À ce stade de l’analyse, il nous reste à réfléchir un dernier  point dont vous pourriez vous étonner que je ne l’aie pas encore   envisagé.  En effet, en admettant que la caresse puisse être   entièrement et sincèrement dévouée à l’être caressé, il faut tout de même    reconnaître qu’il n’est pas impossible du tout qu’une si sincère dévotion puisse  préparer  la   possession d’une proie qu’elle rend inestimable. Car enfin, de quoi jouit-on  dans ce plaisir   physique   de la possession du corps de l’autre ? Comment ignorer, dans la caresse,  le lien de la douceur et de la violence, de la tendresse à la morsure lorsque le désir peut enfin prendre la chair, rien que la chair d’une âme suffisamment célébrée   pour enfin s’y abandonner ?

Pourtant,   En séparant les corps autant qu’elle les conjoint, la caresse   ne constitue-t-elle pas la découverte de l’irréductible étrangeté de l’Autre dont  seuls mes doigts peuvent saisir l’indicible existence ? Expérience authentique de l’intersubjectivité ? Peut-être bien si quelque chose n’est d’abord que ce qu’on touche. De fait,  si la caresse est le procès d’une rencontre d’autant plus authentique qu’elle est corporelle, est-il tellement étonnant qu’elle produise la plus intense satisfaction ? 

Car enfin, que redoutons-nous  par-dessus tout sinon la solitude? Or, n’est-ce pas cette crainte que l’expérience, archiphysique et  métaphysique de la caresse nous aide à maîtriser ?  Corps à corps, la caresse nous révèlerait alors l’existence d’autrui aussi bien que notre existence animale.
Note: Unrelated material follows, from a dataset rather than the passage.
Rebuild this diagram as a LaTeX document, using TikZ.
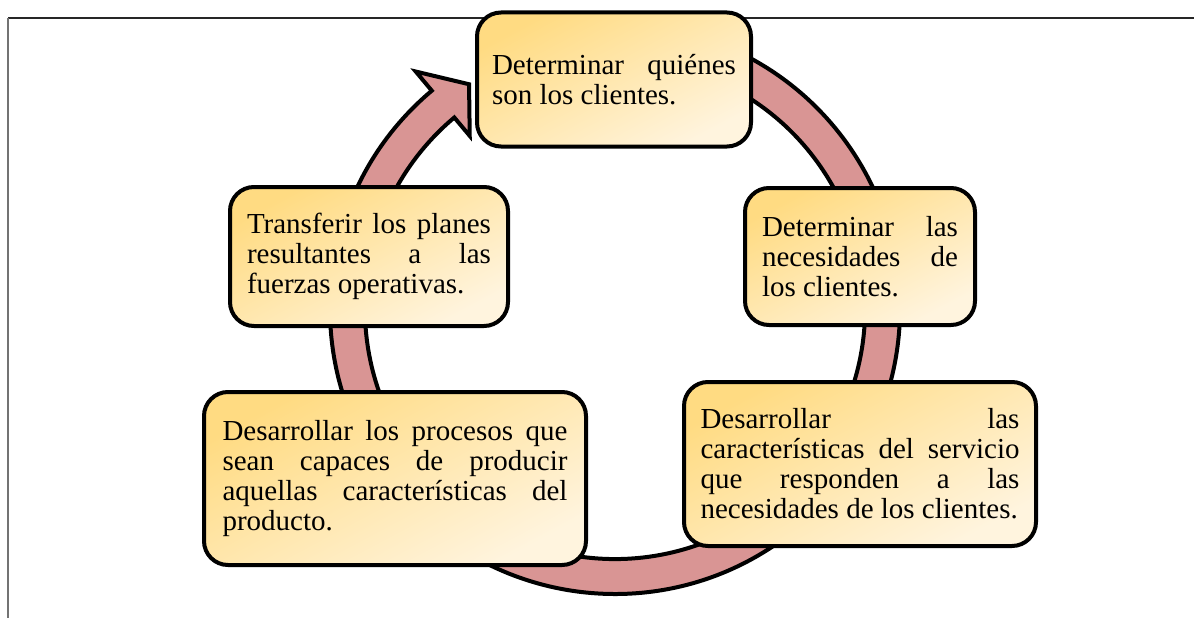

 Or, la caresse,  de ce point de vue,   n’est-elle pas   « morale » ?  C’est-à-dire pleine d’une attention vraie à l’autre. Ne pourrait-elle pas  être envisagée comme l’expression  la plus brute de la générosité ?  Et si elle manifeste ce que nous appelons de la tendresse, la caresse ne serait-elle pas, plutôt que ce qui l’exprime,     ce qui   la produit ?

Au terme de cette méditation, il semble que l’expérience de  la caresse puisse être considérée comme  l’expérience de la découverte du corps, de son intelligence, (voire même de sa moralité). Parce qu’elle est l’occasion d’un bonheur ô combien paradoxal, nous avons pu voir qu’elle constitue   l’expérience d’une présence pleine du corps à lui-même, rendue possible à la fois par le surgissement de sensations venant de la profondeur du corps et rendant possible ce pur plaisir d’exister dans et par son corps. Mais elle aussi, comme nous avons tenté de le montrer, comme une espèce d’observatoire qui permet de comprendre que le corps n’est pas   cette réalité stupide  que l’on devrait envisager comme le tombeau de l’âme mais tout à la fois la vérité   de ma personne et ce dont la caresse, en le sublimant, dessine l’idée.